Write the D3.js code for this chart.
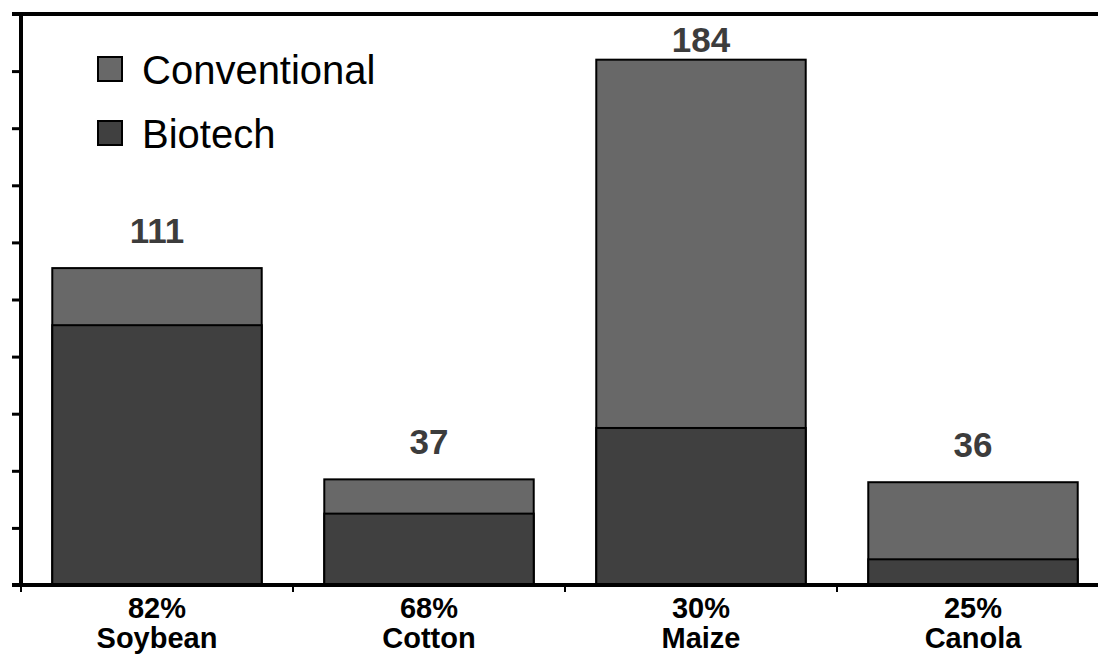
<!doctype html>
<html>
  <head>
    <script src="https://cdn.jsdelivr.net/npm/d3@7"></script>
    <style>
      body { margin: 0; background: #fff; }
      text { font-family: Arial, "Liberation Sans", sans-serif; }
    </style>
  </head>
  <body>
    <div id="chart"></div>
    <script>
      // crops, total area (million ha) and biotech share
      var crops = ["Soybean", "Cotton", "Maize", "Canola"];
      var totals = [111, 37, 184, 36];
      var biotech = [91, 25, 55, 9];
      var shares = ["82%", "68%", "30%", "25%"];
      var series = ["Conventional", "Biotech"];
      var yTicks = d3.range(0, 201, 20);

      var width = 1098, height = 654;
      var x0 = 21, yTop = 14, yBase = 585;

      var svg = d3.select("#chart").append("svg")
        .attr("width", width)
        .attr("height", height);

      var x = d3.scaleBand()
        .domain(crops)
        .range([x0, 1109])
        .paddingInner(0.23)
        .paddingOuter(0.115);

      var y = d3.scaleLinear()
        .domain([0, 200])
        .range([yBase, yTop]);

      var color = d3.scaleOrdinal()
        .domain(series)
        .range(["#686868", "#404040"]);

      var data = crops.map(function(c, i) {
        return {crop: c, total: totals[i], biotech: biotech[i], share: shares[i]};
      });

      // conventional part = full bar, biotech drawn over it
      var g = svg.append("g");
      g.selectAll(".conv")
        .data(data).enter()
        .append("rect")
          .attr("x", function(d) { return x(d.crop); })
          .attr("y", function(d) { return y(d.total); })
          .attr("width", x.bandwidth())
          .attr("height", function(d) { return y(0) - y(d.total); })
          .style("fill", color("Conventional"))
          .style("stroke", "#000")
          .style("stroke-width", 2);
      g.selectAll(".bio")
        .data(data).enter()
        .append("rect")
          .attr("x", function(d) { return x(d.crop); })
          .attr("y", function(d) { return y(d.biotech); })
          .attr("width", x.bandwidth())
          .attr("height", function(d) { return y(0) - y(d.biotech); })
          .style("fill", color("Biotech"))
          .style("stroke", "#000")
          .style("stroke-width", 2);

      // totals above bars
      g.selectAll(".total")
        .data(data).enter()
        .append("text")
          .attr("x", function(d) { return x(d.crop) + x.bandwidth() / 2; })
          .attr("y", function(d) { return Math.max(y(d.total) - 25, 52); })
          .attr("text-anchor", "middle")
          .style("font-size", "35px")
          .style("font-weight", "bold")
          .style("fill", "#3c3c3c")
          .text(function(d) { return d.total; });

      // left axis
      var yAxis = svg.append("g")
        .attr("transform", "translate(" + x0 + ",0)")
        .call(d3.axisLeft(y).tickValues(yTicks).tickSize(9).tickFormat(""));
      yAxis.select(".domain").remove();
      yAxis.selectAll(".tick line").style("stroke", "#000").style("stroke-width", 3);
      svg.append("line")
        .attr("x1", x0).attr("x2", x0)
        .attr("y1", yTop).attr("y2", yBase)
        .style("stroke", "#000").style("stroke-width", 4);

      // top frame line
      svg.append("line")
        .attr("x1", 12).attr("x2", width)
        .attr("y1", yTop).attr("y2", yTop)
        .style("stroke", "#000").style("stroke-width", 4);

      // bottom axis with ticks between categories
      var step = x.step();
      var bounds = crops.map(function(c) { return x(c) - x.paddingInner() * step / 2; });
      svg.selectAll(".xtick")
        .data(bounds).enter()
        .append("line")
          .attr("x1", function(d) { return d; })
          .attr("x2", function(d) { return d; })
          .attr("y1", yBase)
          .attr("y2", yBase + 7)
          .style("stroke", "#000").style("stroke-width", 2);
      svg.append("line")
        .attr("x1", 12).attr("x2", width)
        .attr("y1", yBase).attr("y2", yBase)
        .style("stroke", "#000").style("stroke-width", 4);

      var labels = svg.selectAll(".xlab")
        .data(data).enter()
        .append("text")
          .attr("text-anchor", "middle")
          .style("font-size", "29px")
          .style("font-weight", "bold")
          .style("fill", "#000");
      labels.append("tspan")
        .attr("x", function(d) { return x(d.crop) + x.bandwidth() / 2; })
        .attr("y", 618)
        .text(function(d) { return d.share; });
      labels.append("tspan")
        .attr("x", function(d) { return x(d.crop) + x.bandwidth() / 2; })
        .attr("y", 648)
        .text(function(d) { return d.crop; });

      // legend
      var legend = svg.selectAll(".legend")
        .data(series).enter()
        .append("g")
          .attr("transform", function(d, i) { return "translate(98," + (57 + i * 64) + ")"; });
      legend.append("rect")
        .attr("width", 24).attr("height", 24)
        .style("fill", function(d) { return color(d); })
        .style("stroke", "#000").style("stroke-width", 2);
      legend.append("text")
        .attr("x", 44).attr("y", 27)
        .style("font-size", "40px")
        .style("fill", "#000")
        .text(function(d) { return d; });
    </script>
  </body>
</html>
_ _ _ _ _ _ _
Work instructions:
Copy each line in full and exactly, omitting any picture.

Written response:
Write the D3.js code for this chart.
<!doctype html>
<html>
  <head>
    <script src="https://cdn.jsdelivr.net/npm/d3@7"></script>
    <style>
      body { margin: 0; background: #fff; }
      text { font-family: Arial, "Liberation Sans", sans-serif; }
    </style>
  </head>
  <body>
    <div id="chart"></div>
    <script>
      // crops, total area (million ha) and biotech share
      var crops = ["Soybean", "Cotton", "Maize", "Canola"];
      var totals = [111, 37, 184, 36];
      var biotech = [91, 25, 55, 9];
      var shares = ["82%", "68%", "30%", "25%"];
      var series = ["Conventional", "Biotech"];
      var yTicks = d3.range(0, 201, 20);

      var width = 1098, height = 654;
      var x0 = 21, yTop = 14, yBase = 585;

      var svg = d3.select("#chart").append("svg")
        .attr("width", width)
        .attr("height", height);

      var x = d3.scaleBand()
        .domain(crops)
        .range([x0, 1109])
        .paddingInner(0.23)
        .paddingOuter(0.115);

      var y = d3.scaleLinear()
        .domain([0, 200])
        .range([yBase, yTop]);

      var color = d3.scaleOrdinal()
        .domain(series)
        .range(["#686868", "#404040"]);

      var data = crops.map(function(c, i) {
        return {crop: c, total: totals[i], biotech: biotech[i], share: shares[i]};
      });

      // conventional part = full bar, biotech drawn over it
      var g = svg.append("g");
      g.selectAll(".conv")
        .data(data).enter()
        .append("rect")
          .attr("x", function(d) { return x(d.crop); })
          .attr("y", function(d) { return y(d.total); })
          .attr("width", x.bandwidth())
          .attr("height", function(d) { return y(0) - y(d.total); })
          .style("fill", color("Conventional"))
          .style("stroke", "#000")
          .style("stroke-width", 2);
      g.selectAll(".bio")
        .data(data).enter()
        .append("rect")
          .attr("x", function(d) { return x(d.crop); })
          .attr("y", function(d) { return y(d.biotech); })
          .attr("width", x.bandwidth())
          .attr("height", function(d) { return y(0) - y(d.biotech); })
          .style("fill", color("Biotech"))
          .style("stroke", "#000")
          .style("stroke-width", 2);

      // totals above bars
      g.selectAll(".total")
        .data(data).enter()
        .append("text")
          .attr("x", function(d) { return x(d.crop) + x.bandwidth() / 2; })
          .attr("y", function(d) { return Math.max(y(d.total) - 25, 52); })
          .attr("text-anchor", "middle")
          .style("font-size", "35px")
          .style("font-weight", "bold")
          .style("fill", "#3c3c3c")
          .text(function(d) { return d.total; });

      // left axis
      var yAxis = svg.append("g")
        .attr("transform", "translate(" + x0 + ",0)")
        .call(d3.axisLeft(y).tickValues(yTicks).tickSize(9).tickFormat(""));
      yAxis.select(".domain").remove();
      yAxis.selectAll(".tick line").style("stroke", "#000").style("stroke-width", 3);
      svg.append("line")
        .attr("x1", x0).attr("x2", x0)
        .attr("y1", yTop).attr("y2", yBase)
        .style("stroke", "#000").style("stroke-width", 4);

      // top frame line
      svg.append("line")
        .attr("x1", 12).attr("x2", width)
        .attr("y1", yTop).attr("y2", yTop)
        .style("stroke", "#000").style("stroke-width", 4);

      // bottom axis with ticks between categories
      var step = x.step();
      var bounds = crops.map(function(c) { return x(c) - x.paddingInner() * step / 2; });
      svg.selectAll(".xtick")
        .data(bounds).enter()
        .append("line")
          .attr("x1", function(d) { return d; })
          .attr("x2", function(d) { return d; })
          .attr("y1", yBase)
          .attr("y2", yBase + 7)
          .style("stroke", "#000").style("stroke-width", 2);
      svg.append("line")
        .attr("x1", 12).attr("x2", width)
        .attr("y1", yBase).attr("y2", yBase)
        .style("stroke", "#000").style("stroke-width", 4);

      var labels = svg.selectAll(".xlab")
        .data(data).enter()
        .append("text")
          .attr("text-anchor", "middle")
          .style("font-size", "29px")
          .style("font-weight", "bold")
          .style("fill", "#000");
      labels.append("tspan")
        .attr("x", function(d) { return x(d.crop) + x.bandwidth() / 2; })
        .attr("y", 618)
        .text(function(d) { return d.share; });
      labels.append("tspan")
        .attr("x", function(d) { return x(d.crop) + x.bandwidth() / 2; })
        .attr("y", 648)
        .text(function(d) { return d.crop; });

      // legend
      var legend = svg.selectAll(".legend")
        .data(series).enter()
        .append("g")
          .attr("transform", function(d, i) { return "translate(98," + (57 + i * 64) + ")"; });
      legend.append("rect")
        .attr("width", 24).attr("height", 24)
        .style("fill", function(d) { return color(d); })
        .style("stroke", "#000").style("stroke-width", 2);
      legend.append("text")
        .attr("x", 44).attr("y", 27)
        .style("font-size", "40px")
        .style("fill", "#000")
        .text(function(d) { return d; });
    </script>
  </body>
</html>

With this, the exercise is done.